Un volontariat sous pression
Officiellement, cette prolongation est présentée comme une opportunité : celle de constituer des équipes permanentes performantes, prêtes à opérer dans des zones sensibles comme la frontière libanaise ou en Judée-Samarie. Pourtant, sur le terrain, les témoignages abondent sur une pression sociale forte pour faire signer les jeunes soldats, bien souvent avant même la fin de leur service obligatoire.
Des soldats de Maglan ont confié que la nouvelle a été perçue comme une obligation déguisée. « On nous met face au fait accompli, alors qu’on avait prévu de faire quatre mois supplémentaires, pas douze », confie l’un d’eux. Dans les escadrons, ceux qui hésitent sont parfois regardés de travers, renforçant un sentiment de malaise. « Ce n’est pas que nous ne voulons pas continuer à servir – beaucoup d’entre nous le feront dans la réserve –, mais on ne peut pas simplement nous imposer un nouveau contrat au milieu de notre service », poursuit-il.
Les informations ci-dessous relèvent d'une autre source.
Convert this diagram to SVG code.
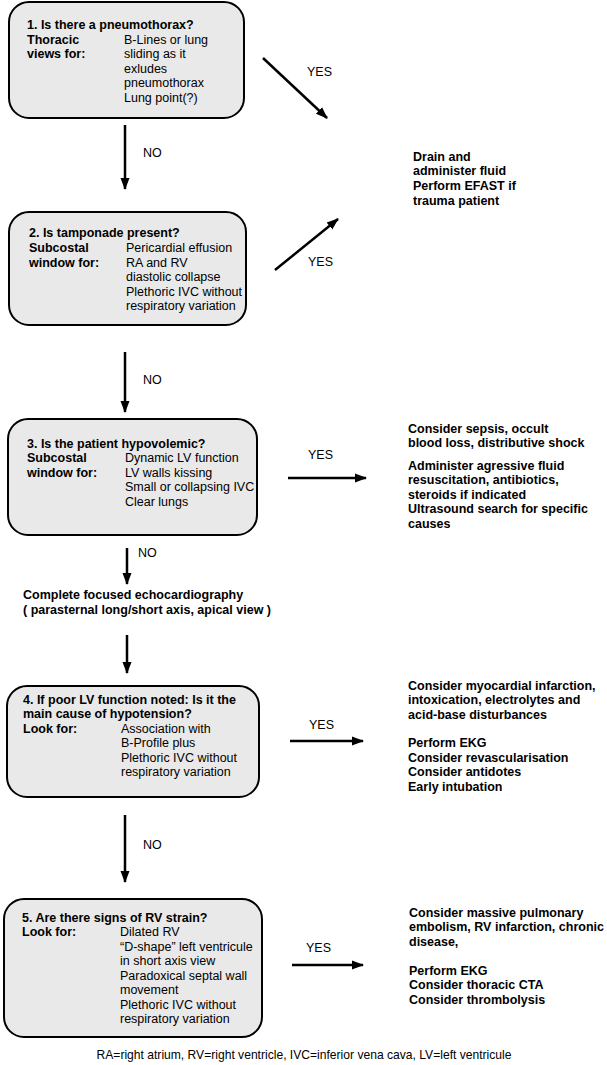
<svg xmlns="http://www.w3.org/2000/svg" width="607" height="1065" viewBox="0 0 607 1065">
<defs>
<marker id="ah" markerUnits="userSpaceOnUse" markerWidth="12" markerHeight="12" viewBox="0 0 12 12" refX="11" refY="6" orient="auto">
<path d="M0,1.5 L12,6 L0,10.5 Z" fill="#000"/>
</marker>
<style>
.box{fill:#e9e9e9;stroke:#000;stroke-width:2}
.t{font-family:"Liberation Sans",Arial,sans-serif;font-size:12.5px;fill:#000}
.b{font-weight:bold}
.f{font-size:12.1px}
.ar{stroke:#000;stroke-width:2.5;fill:none;marker-end:url(#ah)}
</style>
</defs>
<rect width="607" height="1065" fill="#fff"/>

<g id="connectors">
<line class="ar" x1="263" y1="58" x2="327" y2="118"/>
<line class="ar" x1="125" y1="125" x2="125" y2="189"/>
<line class="ar" x1="275" y1="270" x2="338" y2="219"/>
<line class="ar" x1="125" y1="352" x2="125" y2="412"/>
<line class="ar" x1="288" y1="478" x2="366" y2="478"/>
<line class="ar" x1="127" y1="548" x2="127" y2="584"/>
<line class="ar" x1="127" y1="635" x2="127" y2="673"/>
<line class="ar" x1="290" y1="741" x2="363" y2="741"/>
<line class="ar" x1="125" y1="815" x2="125" y2="882"/>
<line class="ar" x1="292" y1="965" x2="363" y2="965"/>
<text class="t" x="307" y="76">YES</text>
<text class="t" x="143" y="157">NO</text>
<text class="t" x="308" y="266">YES</text>
<text class="t" x="143" y="384">NO</text>
<text class="t" x="308" y="459">YES</text>
<text class="t" x="138" y="557">NO</text>
<text class="t" x="309" y="729">YES</text>
<text class="t" x="143" y="849">NO</text>
<text class="t" x="306" y="952">YES</text>
</g>

<g id="node1">
<rect class="box" x="9" y="2" width="235" height="116" rx="20"/>
<text class="t b" x="27" y="29">1. Is there a pneumothorax?</text>
<text class="t b" x="27" y="43.5">Thoracic</text>
<text class="t b" x="27" y="58">views for:</text>
<text class="t" x="124" y="43.5">B-Lines or lung</text>
<text class="t" x="124" y="58">sliding as it</text>
<text class="t" x="124" y="72.5">exludes</text>
<text class="t" x="124" y="87">pneumothorax</text>
<text class="t" x="124" y="101.5">Lung point(?)</text>
</g>

<g id="node-drain">
<text class="t b" x="413" y="160.5">Drain and</text>
<text class="t b" x="413" y="175">administer fluid</text>
<text class="t b" x="413" y="189.5">Perform EFAST if</text>
<text class="t b" x="413" y="204.5">trauma patient</text>
</g>

<g id="node2">
<rect class="box" x="9" y="212" width="237" height="113" rx="20"/>
<text class="t b" x="29" y="237">2. Is tamponade present?</text>
<text class="t b" x="29" y="252">Subcostal</text>
<text class="t b" x="29" y="266.5">window for:</text>
<text class="t" x="126" y="252">Pericardial effusion</text>
<text class="t" x="126" y="266.5">RA and RV</text>
<text class="t" x="126" y="281">diastolic collapse</text>
<text class="t" x="126" y="295.5">Plethoric IVC without</text>
<text class="t" x="126" y="310">respiratory variation</text>
</g>

<g id="node3">
<rect class="box" x="8" y="419" width="249" height="116" rx="20"/>
<text class="t b" x="27" y="447.5">3. Is the patient hypovolemic?</text>
<text class="t b" x="27" y="462">Subcostal</text>
<text class="t b" x="27" y="476.5">window for:</text>
<text class="t" x="125" y="462">Dynamic LV function</text>
<text class="t" x="125" y="476.5">LV walls kissing</text>
<text class="t" x="125" y="491">Small or collapsing IVC</text>
<text class="t" x="125" y="505.5">Clear lungs</text>
</g>

<g id="node3-yes">
<text class="t b" x="408" y="432.5">Consider sepsis, occult</text>
<text class="t b" x="408" y="447">blood loss, distributive shock</text>
<text class="t b" x="408" y="469.5">Administer agressive fluid</text>
<text class="t b" x="408" y="484">resuscitation, antibiotics,</text>
<text class="t b" x="408" y="498.5">steroids if indicated</text>
<text class="t b" x="408" y="513">Ultrasound search for specific</text>
<text class="t b" x="408" y="527.5">causes</text>
</g>

<g id="node-echo">
<text class="t b" x="23" y="599">Complete focused echocardiography</text>
<text class="t b" x="23" y="613.5">( parasternal long/short axis, apical view )</text>
</g>

<g id="node4">
<rect class="box" x="7" y="686" width="252" height="111" rx="20"/>
<text class="t b" x="23" y="703.5">4. If poor LV function noted: Is it the</text>
<text class="t b" x="23" y="718">main cause of hypotension?</text>
<text class="t b" x="23" y="732.5">Look for:</text>
<text class="t" x="121" y="732.5">Association with</text>
<text class="t" x="121" y="747">B-Profile plus</text>
<text class="t" x="121" y="761.5">Plethoric IVC without</text>
<text class="t" x="121" y="776">respiratory variation</text>
</g>

<g id="node4-yes">
<text class="t b" x="408" y="689.5">Consider myocardial infarction,</text>
<text class="t b" x="408" y="704">intoxication, electrolytes and</text>
<text class="t b" x="408" y="718.5">acid-base disturbances</text>
<text class="t b" x="408" y="747">Perform EKG</text>
<text class="t b" x="408" y="761.5">Consider revascularisation</text>
<text class="t b" x="408" y="776">Consider antidotes</text>
<text class="t b" x="408" y="790.5">Early intubation</text>
</g>

<g id="node5">
<rect class="box" x="4" y="899" width="258" height="138" rx="20"/>
<text class="t b" x="22" y="921.5">5. Are there signs of RV strain?</text>
<text class="t b" x="22" y="936">Look for:</text>
<text class="t" x="120" y="936">Dilated RV</text>
<text class="t" x="120" y="950.5">“D-shape” left ventricule</text>
<text class="t" x="120" y="965">in short axis view</text>
<text class="t" x="120" y="979.5">Paradoxical septal wall</text>
<text class="t" x="120" y="994">movement</text>
<text class="t" x="120" y="1008.5">Plethoric IVC without</text>
<text class="t" x="120" y="1023">respiratory variation</text>
</g>

<g id="node5-yes">
<text class="t b" x="409" y="916.5">Consider massive pulmonary</text>
<text class="t b" x="409" y="931">embolism, RV infarction, chronic</text>
<text class="t b" x="409" y="945.5">disease,</text>
<text class="t b" x="409" y="974.5">Perform EKG</text>
<text class="t b" x="409" y="989">Consider thoracic CTA</text>
<text class="t b" x="409" y="1003.5">Consider thrombolysis</text>
</g>

<g id="footer">
<text class="t f" x="304" y="1059" text-anchor="middle">RA=right atrium, RV=right ventricle, IVC=inferior vena cava, LV=left ventricule</text>
</g>
</svg>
Des missions d’élite pour des tâches ordinaires
Une autre source de tension concerne l’emploi de ces unités d’élite. Déployées dans le nord du pays, certaines d’entre elles, comme Maglan, se retrouvent à remplir des missions classiques de bataillon d’infanterie, bien en deçà de leur entraînement spécialisé. Le commandement tente de justifier ce choix en arguant d’un besoin de soulager les forces de réserve déjà largement mobilisées, et assure que ces unités participent aussi à des opérations ciblées de haute qualité.
Mais la critique est là : pourquoi mobiliser des soldats d’élite pour des patrouilles standards ? Certains y voient un gaspillage de compétences, une manière d’occuper les effectifs sans tenir compte de leur niveau de formation.
Un modèle inspiré des unités d’élite existantes
Le haut-commandement affirme vouloir s’inspirer des modèles éprouvés de Sayeret Matkal ou de Shayetet 13, en stabilisant les équipes à long terme grâce à des détachements permanents. Cela permettrait d’économiser des mois d’instruction et d’augmenter l’efficacité opérationnelle. L’objectif à terme est aussi d’étendre cette logique à d’autres branches comme les unités de reconnaissance, d’artillerie et du génie de combat, ainsi que de créer une nouvelle division de réserve pour renforcer la frontière orientale.
Des critiques politiques virulentes
Cette décision n’a pas tardé à susciter de vives réactions politiques. L’opposant Yair Lapid a dénoncé une « trahison » des soldats de Tsahal, fustigeant un gouvernement qui exige des sacrifices d’un côté tout en faisant passer des lois sur l’insoumission militaire. Yair Golan, autre figure de l’opposition, dénonce quant à lui une inégalité criante, soulignant que des milliers de jeunes en bonne santé ne servent pas et n’envisagent pas de le faire, tandis que d’autres se voient imposer un effort supplémentaire.
Entre efficacité et tensions internes
Malgré les critiques, l’état-major insiste : ce dispositif permettra de renforcer l’efficacité des unités, d’optimiser l’expérience acquise sur le terrain et d’offrir une réponse mieux adaptée aux besoins sécuritaires du pays. Si certains combattants ont accepté avec enthousiasme ce prolongement, d’autres restent perplexes. Les décisions prises aujourd’hui dans l’urgence pourraient durablement influer sur la cohésion des unités et le moral des troupes.
Reste à voir si l’armée israélienne saura équilibrer ses besoins stratégiques avec le respect des engagements de ses soldats, sans créer une fracture dans le contrat moral qui les lie à la nation.